Retailers lure shoppers with food

Idea is to let customers browse selections while dining on-site

Retailer Mark Werts was dining in a Hong Kong restaurant a few years ago when he noticed that most people were doing more than eating.

"Of about 130 people, 129 people were on their phones," said Werts, who owns the brands American Rag Cie clothing and Maison Midi home goods. "So it struck me that there's an enormous opportunity while you're eating to combine selling decor in a restaurant."

The epiphany led him to create Beau Soleil Kitchen & Bar in Huntington Beach, Calif., where people can buy home goods on display, colorful mismatched tiles on the floor and even the tables and chairs. The Maison Midi website is posted throughout the restaurant, giving diners tacit permission to keep their eyes glued to their phones in case they feel the urge to order something besides food.

"The whole experience is for sale," Werts said.

Werts' restaurant-retail hybrid is perhaps the ultimate example of the eating-shopping mash-up working its way across the merchandising landscape.

As retailers try to capitalize on the millennial generation's interest in doing things with friends rather than buying things at malls, there's been a proliferation of restaurants inside grocery stores, shops inside restaurants and even snack bars near the dressing rooms. Adding food to the equation is a way for retailers to make shopping an experience and tap millennial consumers' love of eating out, analysts said.

Barnes & Noble was an early adopter when it opened its first location with a Starbucks in 1993, said Neil Saunders, a retail expert with Global Data. And Swedish meatballs have always been available in Ikea stores.

Today, coffee kiosks or full-service restaurants are common inside bookstores.

The idea, experts said, is to sell where the potential shoppers are hanging out, and, increasingly, that place is a restaurant.

"They're eating, drinking, posting on social media, hopefully with your product in that picture as well," said Joseph Schmitt, a retail expert with AlixPartners. "That's the ideal situation."

Department store stalwart Nordstrom is combining personalized service with food to combat online shopping competition in its new concept store in Los Angeles called Nordstrom Local.

There, customers can pick up and try on items they bought at Nordstrom.com or visit with a stylist who has culled a collection of store products.

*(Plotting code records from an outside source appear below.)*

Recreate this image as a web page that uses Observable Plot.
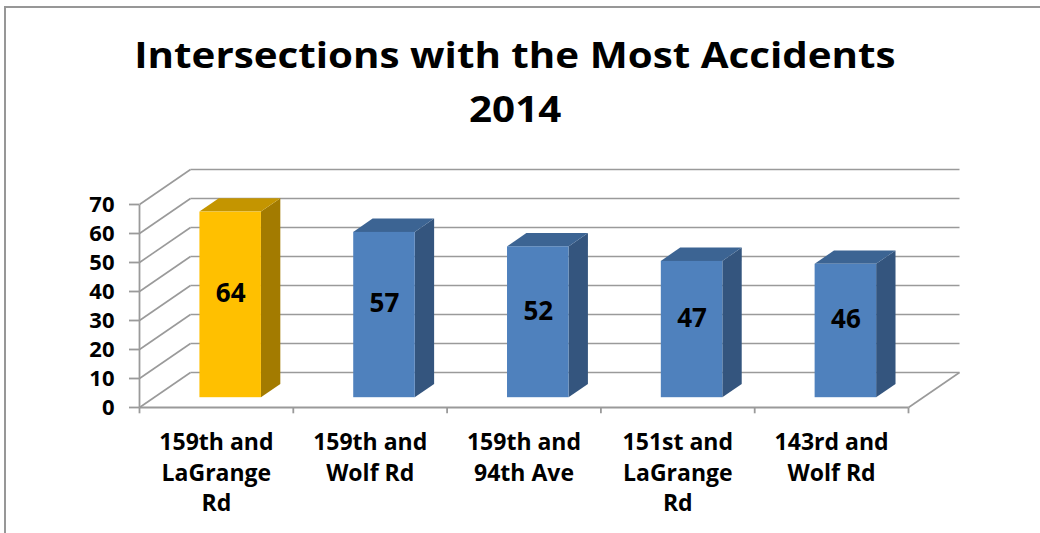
<!DOCTYPE html>
<html>
<head>
<meta charset="utf-8">
<script src="https://cdn.jsdelivr.net/npm/d3@7"></script>
<script src="https://cdn.jsdelivr.net/npm/@observablehq/plot@0.6"></script>
<style>
  html, body { margin: 0; padding: 0; background: #fff; }
  #wrap { position: relative; width: 1040px; height: 533px; overflow: hidden; font-family: "Open Sans", sans-serif; }
  #border { position: absolute; left: 4px; top: 6px; width: 1100px; height: 600px;
            border-left: 2px solid #979797; border-top: 2px solid #979797; }
  #title { position: relative; box-sizing: border-box; height: 136px; padding-top: 28px; padding-right: 10px;
           text-align: center; font-weight: bold; font-size: 36px; line-height: 54px; color: #000; }
  #title span { display: inline-block; transform: scaleX(1.12); }
  #chart { position: relative; }
</style>
</head>
<body>
<div id="wrap">
  <div id="border"></div>
  <div id="title"><span>Intersections with the Most Accidents</span><br><span>2014</span></div>
  <div id="chart"></div>
</div>
<script>
// ---- data ----
const categories = [
  "159th and\nLaGrange\nRd",
  "159th and\nWolf Rd",
  "159th and\n94th Ave",
  "151st and\nLaGrange\nRd",
  "143rd and\nWolf Rd"
];
const accidents = [64, 57, 52, 47, 46];
const highlighted = [true, false, false, false, false];
const yTicks = [0, 10, 20, 30, 40, 50, 60, 70];

// ---- styling / projection (not data) ----
const DX = 51 / 153.8;   // depth offset in x units
const DY = 35 / 2.9;     // depth offset in y units
const F1 = 0.28, F2 = 0.66;  // bar front/back depth fractions
const BW = 0.40;             // bar width in band units
const N = categories.length;
const palette = {
  gold: {front: "#FFC000", side: "#A37B00", top: "#C49500"},
  blue: {front: "#4F81BD", side: "#34557E", top: "#3C6493"}
};
const gridColor = "#9a9a9a";

const bars = categories.map((c, i) => ({
  i, cat: c, v: accidents[i], pal: highlighted[i] ? palette.gold : palette.blue
}));
const cx = d => d.i + 0.5 + F1 * DX;

const sidePts = bars.flatMap(d => [0, 1].map(t => ({
  k: d.i, fill: d.pal.side,
  x: cx(d) + BW / 2 + t * (F2 - F1) * DX,
  y1: F1 * DY + t * (F2 - F1) * DY,
  y2: d.v + F1 * DY + t * (F2 - F1) * DY
})));
const topPts = bars.flatMap(d => [0, 1].map(t => ({
  k: d.i, fill: d.pal.top,
  y: d.v + F1 * DY + t * (F2 - F1) * DY,
  x1: cx(d) - BW / 2 + t * (F2 - F1) * DX,
  x2: cx(d) + BW / 2 + t * (F2 - F1) * DX
})));

const chart = Plot.plot({
  width: 1040,
  height: 397,
  marginLeft: 139,
  marginRight: 132,
  marginTop: 68,
  marginBottom: 126,
  x: {type: "linear", domain: [0, N], axis: null},
  y: {domain: [0, 70], axis: null},
  color: {type: "identity"},
  style: {fontFamily: "'Open Sans', sans-serif", overflow: "visible", background: "transparent"},
  marks: [
    // side wall diagonals
    Plot.link(yTicks, {x1: () => 0, y1: d => d, x2: () => DX, y2: d => d + DY, stroke: gridColor, strokeWidth: 1.6}),
    // back wall gridlines
    Plot.link(yTicks, {x1: () => DX, y1: d => d + DY, x2: () => N + DX, y2: d => d + DY, stroke: gridColor, strokeWidth: 1.6}),
    // right floor edge
    Plot.link([0], {x1: () => N, y1: () => 0, x2: () => N + DX, y2: () => DY, stroke: gridColor, strokeWidth: 1.6}),
    // front floor edge (x axis)
    Plot.link([0], {x1: () => 0, y1: () => 0, x2: () => N, y2: () => 0, stroke: gridColor, strokeWidth: 1.8}),
    // front y axis line
    Plot.link([0], {x1: () => 0, y1: () => 0, x2: () => 0, y2: () => 70, stroke: gridColor, strokeWidth: 1.8}),
    // category ticks
    Plot.link(d3.range(N + 1), {x1: d => d, x2: d => d, y1: () => 0, y2: () => -2, stroke: gridColor, strokeWidth: 1.8}),
    // y axis ticks & labels
    Plot.axisY({ticks: yTicks, tickSize: 10, tickPadding: 15, stroke: gridColor, strokeWidth: 1.8,
                fill: "#000", fontSize: 22, fontWeight: "bold", label: null}),
    // bars: side, top, front
    Plot.areaY(sidePts, {x: "x", y1: "y1", y2: "y2", z: "k", fill: "fill"}),
    Plot.areaX(topPts, {y: "y", x1: "x1", x2: "x2", z: "k", fill: "fill"}),
    Plot.rect(bars, {x1: d => cx(d) - BW / 2, x2: d => cx(d) + BW / 2, y1: () => F1 * DY, y2: d => d.v + F1 * DY,
                     fill: d => d.pal.front}),
    // value labels
    Plot.text(bars, {x: cx, y: d => d.v / 2 + F1 * DY, text: d => String(d.v), dy: -11,
                     fontSize: 26, fontWeight: "bold", fill: "#000"}),
    // category labels
    Plot.text(bars, {x: d => d.i + 0.5, y: () => 0, text: "cat", lineAnchor: "top", dy: 21,
                     fontSize: 23, fontWeight: "bold", lineHeight: 1.33, fill: "#000"})
  ]
});
document.getElementById("chart").appendChild(chart);
</script>
</body>
</html>
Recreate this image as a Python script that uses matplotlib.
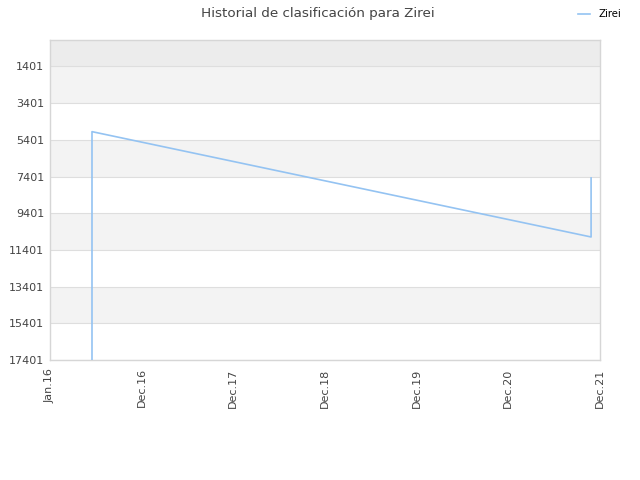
import matplotlib
matplotlib.use("Agg")
import matplotlib.pyplot as plt
import matplotlib.dates as mdates
import numpy as np
import pandas as pd

# datos del historial
fechas = pd.to_datetime(["2016-06-14", "2016-06-14", "2021-10-27", "2021-10-27"])
posiciones = [17401, 4955, 10696, 7479]

tick_labels = ["Jan.16", "Dec.16", "Dec.17", "Dec.18", "Dec.19", "Dec.20", "Dec.21"]
y_ticks = [1401, 3401, 5401, 7401, 9401, 11401, 13401, 15401, 17401]

x_ini = mdates.date2num(pd.Timestamp("2016-01-01"))
x_fin = mdates.date2num(pd.Timestamp("2021-12-01"))

fig = plt.figure(figsize=(6.4, 4.8), dpi=100)
ax = fig.add_axes([50 / 640, 1 - 360 / 480, 550 / 640, 320 / 480])

y_top = -40
y_bot = 17401
ax.set_xlim(x_ini, x_fin)
ax.set_ylim(y_bot, y_top)

# bandas alternas de fondo
ax.axhspan(y_top, 1401, color="#ececec", zorder=0, lw=0)
for i in range(len(y_ticks) - 1):
    if i % 2 == 0:
        ax.axhspan(y_ticks[i], y_ticks[i + 1], color="#f3f3f3", zorder=0, lw=0)

for yt in y_ticks:
    ax.axhline(yt, color="#dedede", lw=0.8, zorder=1)

ax.plot(mdates.date2num(fechas), posiciones, color="#94c3f2", lw=1.2, label="Zirei", zorder=3)

ax.set_yticks(y_ticks)
ax.set_yticklabels([str(v) for v in y_ticks])
ax.set_xticks(np.linspace(x_ini, x_fin, len(tick_labels)))
ax.set_xticklabels(tick_labels, rotation=90)
ax.tick_params(axis="both", labelsize=8, colors="#444444", length=0, pad=4)
ax.tick_params(axis="x", pad=6)

for s in ax.spines.values():
    s.set_color("#d6d6d6")
    s.set_linewidth(1)

fig.text(318 / 640, 1 - 13 / 480, "Historial de clasificación para Zirei",
         ha="center", va="center", fontsize=9.7, color="#444444")
fig.legend(loc="upper right", bbox_to_anchor=(1 - 10 / 640, 1.0), frameon=False, fontsize=7.3,
           handlelength=1.2, handletextpad=0.8)

fig.savefig("out.png", dpi=100)
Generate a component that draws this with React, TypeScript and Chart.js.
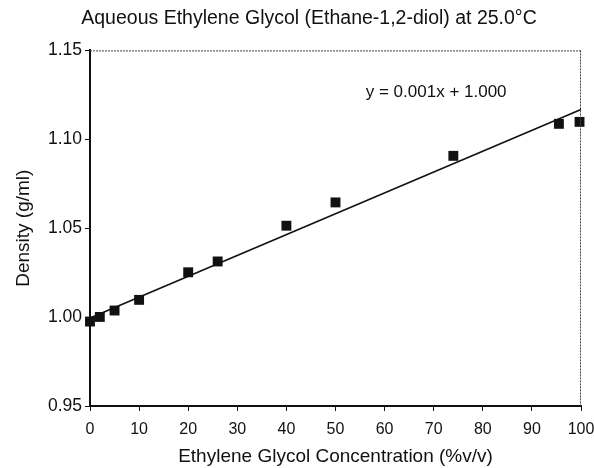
import React, { useEffect, useRef } from "react";
import { Chart, registerables } from "chart.js";

Chart.register(...registerables);

const titleText = "Aqueous Ethylene Glycol (Ethane-1,2-diol) at 25.0°C";
const xTitle = "Ethylene Glycol Concentration (%v/v)";
const yTitle = "Density (g/ml)";
const equationText = "y = 0.001x + 1.000";

const concentration = [0, 2, 5, 10, 20, 26, 40, 50, 74, 95.5, 99.7];
const density = [0.9975, 1.0001, 1.0037, 1.0097, 1.0252, 1.0313, 1.0514, 1.0645, 1.0907, 1.1087, 1.1098];

const trendX = [0, 100];
const trendY = [0.9995, 1.1168];

const equationPos = { x: 70.5, y: 1.1263 };

const FONT = "'Liberation Sans', Arial, Helvetica, sans-serif";

const framePlugin = {
  id: "frameAndEquation",
  afterDatasetsDraw(chart: any) {
    const { ctx, chartArea, scales } = chart;
    ctx.save();
    ctx.strokeStyle = "#444";
    ctx.lineWidth = 1;
    ctx.setLineDash([2, 1]);
    ctx.beginPath();
    ctx.moveTo(chartArea.left, chartArea.top + 0.5);
    ctx.lineTo(chartArea.right, chartArea.top + 0.5);
    ctx.moveTo(chartArea.right - 0.5, chartArea.top);
    ctx.lineTo(chartArea.right - 0.5, chartArea.bottom);
    ctx.stroke();
    ctx.setLineDash([]);
    ctx.fillStyle = "#111";
    ctx.font = `17px ${FONT}`;
    ctx.textAlign = "center";
    ctx.textBaseline = "middle";
    ctx.fillText(
      equationText,
      scales.x.getPixelForValue(equationPos.x),
      scales.y.getPixelForValue(equationPos.y)
    );
    ctx.restore();
  },
};

export default function App() {
  const ref = useRef<HTMLCanvasElement | null>(null);

  useEffect(() => {
    if (!ref.current) return;
    const chart = new Chart(ref.current, {
      type: "scatter",
      data: {
        datasets: [
          {
            label: "Trend",
            type: "line",
            data: trendX.map((x, i) => ({ x, y: trendY[i] })),
            borderColor: "#111",
            borderWidth: 1.6,
            pointRadius: 0,
            fill: false,
            clip: false,
          },
          {
            label: "Density",
            data: concentration.map((x, i) => ({ x, y: density[i] })),
            pointStyle: "rect",
            pointRadius: 7,
            backgroundColor: "#111",
            borderColor: "#111",
            borderWidth: 0,
            clip: false,
          },
        ],
      },
      options: {
        animation: false,
        responsive: true,
        maintainAspectRatio: false,
        layout: { padding: { left: 24, right: 0, top: 0, bottom: 0 } },
        plugins: {
          legend: { display: false },
          tooltip: { enabled: false },
          title: {
            display: true,
            text: titleText,
            color: "#111",
            font: { family: FONT, size: 19.5, weight: "normal" },
            padding: { top: 7, bottom: 20 },
          },
        },
        scales: {
          x: {
            type: "linear",
            min: 0,
            max: 100,
            ticks: {
              stepSize: 10,
              color: "#111",
              font: { family: FONT, size: 16 },
              padding: 9,
            },
            grid: {
              drawOnChartArea: false,
              drawTicks: true,
              tickLength: 5,
              color: "#111",
            },
            border: { color: "#111", width: 2 },
            title: {
              display: true,
              text: xTitle,
              color: "#111",
              font: { family: FONT, size: 19 },
              padding: { top: 0, bottom: 0 },
            },
            afterFit: (s: any) => {
              s.height = 62;
              s.paddingRight = 13;
            },
          },
          y: {
            type: "linear",
            min: 0.95,
            max: 1.15,
            ticks: {
              stepSize: 0.05,
              color: "#111",
              font: { family: FONT, size: 17.5 },
              padding: 3,
              callback: (v: any) => Number(v).toFixed(2),
            },
            grid: {
              drawOnChartArea: false,
              drawTicks: true,
              tickLength: 5,
              color: "#111",
            },
            border: { color: "#111", width: 2 },
            title: {
              display: true,
              text: yTitle,
              color: "#111",
              font: { family: FONT, size: 19 },
              padding: { top: -11.4, bottom: 0 },
            },
            afterFit: (s: any) => {
              s.width = 66;
            },
          },
        },
      },
      plugins: [framePlugin],
    });
    return () => chart.destroy();
  }, []);

  return (
    <div
      style={{
        position: "fixed",
        left: 0,
        top: 0,
        width: 594,
        height: 468,
        background: "#fff",
      }}
    >
      <canvas ref={ref} />
    </div>
  );
}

Meanwhile, shoppers can linger at a bar stocked with wine, beer, coffee and pressed juice.

In 2007, Eataly introduced the idea that it's OK to eat and shop in the same place. The marketplace gives customers the option of dining at one of several restaurants or buying the ingredients to cook meals at home.

The concept has proved so popular that the company has opened 13 marketplaces worldwide.

Even grocery stores are striving to compete by giving customers more reasons to walk through their automatic glass doors. The eat-in option is popping up so often that the industry has invented a portmanteau: grocerant.

Whole Foods has offered customers hot foods and seating areas since it was founded but more recently has been incorporating full-service restaurants and bars in its markets.

The food concept is one that retailers love, but it's not easy in practice, said Garrick Brown, vice president of retail research at real estate brokerage Cushman & Wakefield. Retailers should know how to operate a restaurant and have to find the right location, not tucked away, but in a walkable location open to the public.

"The tricky thing about retailers jumping into the restaurant business is that unless they know a partner that knows what they're doing, the restaurant business is tough," he said.